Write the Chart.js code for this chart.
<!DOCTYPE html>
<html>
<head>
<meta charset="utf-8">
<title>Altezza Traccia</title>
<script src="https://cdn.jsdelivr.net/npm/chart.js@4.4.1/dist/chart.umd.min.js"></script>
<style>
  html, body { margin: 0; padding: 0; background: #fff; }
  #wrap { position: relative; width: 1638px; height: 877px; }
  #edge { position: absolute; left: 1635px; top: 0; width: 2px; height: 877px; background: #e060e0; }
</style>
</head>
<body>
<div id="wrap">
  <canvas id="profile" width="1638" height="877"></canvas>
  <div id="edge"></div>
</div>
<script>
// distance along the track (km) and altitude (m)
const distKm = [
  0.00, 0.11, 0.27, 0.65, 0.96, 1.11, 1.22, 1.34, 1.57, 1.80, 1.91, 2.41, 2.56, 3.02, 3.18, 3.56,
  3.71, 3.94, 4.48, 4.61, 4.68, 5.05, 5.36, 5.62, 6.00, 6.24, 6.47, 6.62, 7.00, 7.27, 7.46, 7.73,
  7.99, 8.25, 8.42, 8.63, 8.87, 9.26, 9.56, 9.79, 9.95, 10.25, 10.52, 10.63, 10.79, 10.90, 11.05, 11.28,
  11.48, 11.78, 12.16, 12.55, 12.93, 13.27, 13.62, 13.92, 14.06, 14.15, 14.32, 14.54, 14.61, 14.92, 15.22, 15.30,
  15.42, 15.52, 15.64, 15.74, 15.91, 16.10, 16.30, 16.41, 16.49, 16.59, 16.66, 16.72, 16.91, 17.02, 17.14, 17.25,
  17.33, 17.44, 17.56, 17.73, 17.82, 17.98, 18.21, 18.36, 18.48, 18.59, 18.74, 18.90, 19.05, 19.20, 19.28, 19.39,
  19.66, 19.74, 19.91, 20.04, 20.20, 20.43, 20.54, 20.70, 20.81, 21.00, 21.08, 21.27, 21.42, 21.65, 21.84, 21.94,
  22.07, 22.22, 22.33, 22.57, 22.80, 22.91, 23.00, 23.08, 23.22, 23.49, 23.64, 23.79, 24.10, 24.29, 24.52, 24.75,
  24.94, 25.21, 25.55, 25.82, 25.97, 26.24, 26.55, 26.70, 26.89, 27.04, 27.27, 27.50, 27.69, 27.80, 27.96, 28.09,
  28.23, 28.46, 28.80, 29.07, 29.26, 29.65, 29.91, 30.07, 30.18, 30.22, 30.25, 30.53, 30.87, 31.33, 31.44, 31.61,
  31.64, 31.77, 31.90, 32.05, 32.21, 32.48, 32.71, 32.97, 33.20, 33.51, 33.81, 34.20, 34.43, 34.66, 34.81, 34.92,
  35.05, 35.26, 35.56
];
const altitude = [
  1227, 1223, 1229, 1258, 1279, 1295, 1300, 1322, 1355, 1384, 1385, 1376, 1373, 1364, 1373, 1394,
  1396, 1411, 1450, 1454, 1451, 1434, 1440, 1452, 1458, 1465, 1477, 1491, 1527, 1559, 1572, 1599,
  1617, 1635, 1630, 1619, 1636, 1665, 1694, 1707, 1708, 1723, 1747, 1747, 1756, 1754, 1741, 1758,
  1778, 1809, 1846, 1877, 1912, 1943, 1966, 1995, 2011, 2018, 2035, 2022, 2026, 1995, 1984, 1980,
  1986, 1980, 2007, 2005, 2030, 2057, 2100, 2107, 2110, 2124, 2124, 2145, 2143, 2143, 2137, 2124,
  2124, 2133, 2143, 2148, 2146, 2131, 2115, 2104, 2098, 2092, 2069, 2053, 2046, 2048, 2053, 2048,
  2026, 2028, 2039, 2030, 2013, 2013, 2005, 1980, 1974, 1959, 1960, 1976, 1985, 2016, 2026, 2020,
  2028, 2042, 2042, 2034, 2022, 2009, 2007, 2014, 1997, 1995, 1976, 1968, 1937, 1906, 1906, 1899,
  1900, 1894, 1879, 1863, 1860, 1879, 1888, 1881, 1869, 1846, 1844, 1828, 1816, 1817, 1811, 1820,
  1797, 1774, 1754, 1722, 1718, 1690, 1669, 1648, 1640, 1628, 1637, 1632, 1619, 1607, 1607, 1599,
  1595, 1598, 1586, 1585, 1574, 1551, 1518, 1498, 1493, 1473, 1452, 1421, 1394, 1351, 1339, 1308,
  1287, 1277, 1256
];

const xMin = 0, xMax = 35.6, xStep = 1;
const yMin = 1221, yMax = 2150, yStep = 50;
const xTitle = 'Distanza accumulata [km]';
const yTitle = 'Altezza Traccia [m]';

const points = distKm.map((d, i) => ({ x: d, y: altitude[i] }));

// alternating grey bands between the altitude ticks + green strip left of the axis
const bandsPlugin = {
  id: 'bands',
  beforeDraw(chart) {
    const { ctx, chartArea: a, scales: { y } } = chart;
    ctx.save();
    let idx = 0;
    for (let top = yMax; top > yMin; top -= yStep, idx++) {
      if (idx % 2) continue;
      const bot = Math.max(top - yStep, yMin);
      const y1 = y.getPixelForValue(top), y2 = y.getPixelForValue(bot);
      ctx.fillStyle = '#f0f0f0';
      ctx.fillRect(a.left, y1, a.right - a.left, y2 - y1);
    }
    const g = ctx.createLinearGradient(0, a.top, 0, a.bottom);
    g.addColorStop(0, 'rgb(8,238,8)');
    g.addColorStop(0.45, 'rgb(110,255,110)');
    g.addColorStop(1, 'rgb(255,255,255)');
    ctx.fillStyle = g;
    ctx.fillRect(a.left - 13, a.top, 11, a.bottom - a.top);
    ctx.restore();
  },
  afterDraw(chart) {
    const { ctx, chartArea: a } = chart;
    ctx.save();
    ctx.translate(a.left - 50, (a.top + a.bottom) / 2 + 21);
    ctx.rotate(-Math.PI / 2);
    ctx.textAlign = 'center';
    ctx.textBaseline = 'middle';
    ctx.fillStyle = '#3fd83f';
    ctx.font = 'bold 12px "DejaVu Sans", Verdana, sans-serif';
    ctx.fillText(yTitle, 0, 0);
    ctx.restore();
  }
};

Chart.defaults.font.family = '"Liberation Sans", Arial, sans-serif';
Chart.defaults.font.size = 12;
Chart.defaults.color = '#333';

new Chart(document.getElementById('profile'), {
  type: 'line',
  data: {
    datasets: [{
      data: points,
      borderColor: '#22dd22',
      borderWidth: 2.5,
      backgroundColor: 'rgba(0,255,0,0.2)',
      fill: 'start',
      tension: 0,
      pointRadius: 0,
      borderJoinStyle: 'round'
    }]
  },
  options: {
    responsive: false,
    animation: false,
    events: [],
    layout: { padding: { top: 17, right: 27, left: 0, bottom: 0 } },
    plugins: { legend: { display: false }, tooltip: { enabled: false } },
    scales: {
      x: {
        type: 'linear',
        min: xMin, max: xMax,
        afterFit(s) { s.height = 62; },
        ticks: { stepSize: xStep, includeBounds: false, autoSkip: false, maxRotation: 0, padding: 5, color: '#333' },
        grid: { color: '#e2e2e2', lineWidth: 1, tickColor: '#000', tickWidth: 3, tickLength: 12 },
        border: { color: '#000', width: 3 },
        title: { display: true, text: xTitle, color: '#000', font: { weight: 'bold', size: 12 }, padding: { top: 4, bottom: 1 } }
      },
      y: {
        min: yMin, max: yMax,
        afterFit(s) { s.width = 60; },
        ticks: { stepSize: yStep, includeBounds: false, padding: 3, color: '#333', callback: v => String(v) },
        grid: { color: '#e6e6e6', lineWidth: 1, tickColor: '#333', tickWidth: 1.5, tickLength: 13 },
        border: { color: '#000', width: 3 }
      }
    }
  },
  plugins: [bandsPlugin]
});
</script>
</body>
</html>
*****
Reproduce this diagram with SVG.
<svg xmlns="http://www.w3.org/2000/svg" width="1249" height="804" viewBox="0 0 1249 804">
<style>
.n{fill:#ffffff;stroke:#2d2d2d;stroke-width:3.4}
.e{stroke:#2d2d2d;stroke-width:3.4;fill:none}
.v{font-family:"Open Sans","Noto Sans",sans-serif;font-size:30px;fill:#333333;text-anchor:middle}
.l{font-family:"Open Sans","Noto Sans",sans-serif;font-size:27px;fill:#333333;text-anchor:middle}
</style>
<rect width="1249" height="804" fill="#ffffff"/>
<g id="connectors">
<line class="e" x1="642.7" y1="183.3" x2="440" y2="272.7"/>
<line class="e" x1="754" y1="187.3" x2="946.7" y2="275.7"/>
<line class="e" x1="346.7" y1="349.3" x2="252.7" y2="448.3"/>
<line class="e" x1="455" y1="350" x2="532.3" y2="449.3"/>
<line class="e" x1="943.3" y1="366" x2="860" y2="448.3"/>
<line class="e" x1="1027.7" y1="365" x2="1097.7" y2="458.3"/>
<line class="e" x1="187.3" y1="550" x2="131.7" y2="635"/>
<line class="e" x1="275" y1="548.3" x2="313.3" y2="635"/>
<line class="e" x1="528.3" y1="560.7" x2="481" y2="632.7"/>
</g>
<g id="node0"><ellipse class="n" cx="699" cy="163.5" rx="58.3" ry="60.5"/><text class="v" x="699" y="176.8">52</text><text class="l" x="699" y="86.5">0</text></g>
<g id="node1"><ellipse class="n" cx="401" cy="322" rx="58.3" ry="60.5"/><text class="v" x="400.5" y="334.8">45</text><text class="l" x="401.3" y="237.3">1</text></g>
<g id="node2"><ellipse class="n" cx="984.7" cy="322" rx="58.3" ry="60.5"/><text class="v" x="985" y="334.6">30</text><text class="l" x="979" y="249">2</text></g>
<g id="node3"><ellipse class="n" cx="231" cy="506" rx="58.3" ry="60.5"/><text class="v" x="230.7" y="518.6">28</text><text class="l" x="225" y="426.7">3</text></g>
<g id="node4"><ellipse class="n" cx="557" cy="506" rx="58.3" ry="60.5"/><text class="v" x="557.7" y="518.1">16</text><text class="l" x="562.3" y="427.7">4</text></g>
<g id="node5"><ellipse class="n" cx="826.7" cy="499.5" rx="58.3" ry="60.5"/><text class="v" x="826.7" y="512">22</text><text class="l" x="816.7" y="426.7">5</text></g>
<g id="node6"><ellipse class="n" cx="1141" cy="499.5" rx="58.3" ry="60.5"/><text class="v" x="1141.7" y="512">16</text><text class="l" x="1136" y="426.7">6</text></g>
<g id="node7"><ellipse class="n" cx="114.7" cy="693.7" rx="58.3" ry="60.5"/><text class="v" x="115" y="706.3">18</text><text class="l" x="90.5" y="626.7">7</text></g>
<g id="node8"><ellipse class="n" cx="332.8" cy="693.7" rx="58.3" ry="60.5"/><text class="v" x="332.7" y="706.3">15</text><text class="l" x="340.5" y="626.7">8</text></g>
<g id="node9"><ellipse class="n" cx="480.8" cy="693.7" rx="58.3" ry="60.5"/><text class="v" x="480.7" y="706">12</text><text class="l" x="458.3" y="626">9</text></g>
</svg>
*****
## Short task:
In the listing above, locate each line with "this" and copy it.

## Exercise solution:
Write the Chart.js code for this chart.
Reproduce this diagram with SVG.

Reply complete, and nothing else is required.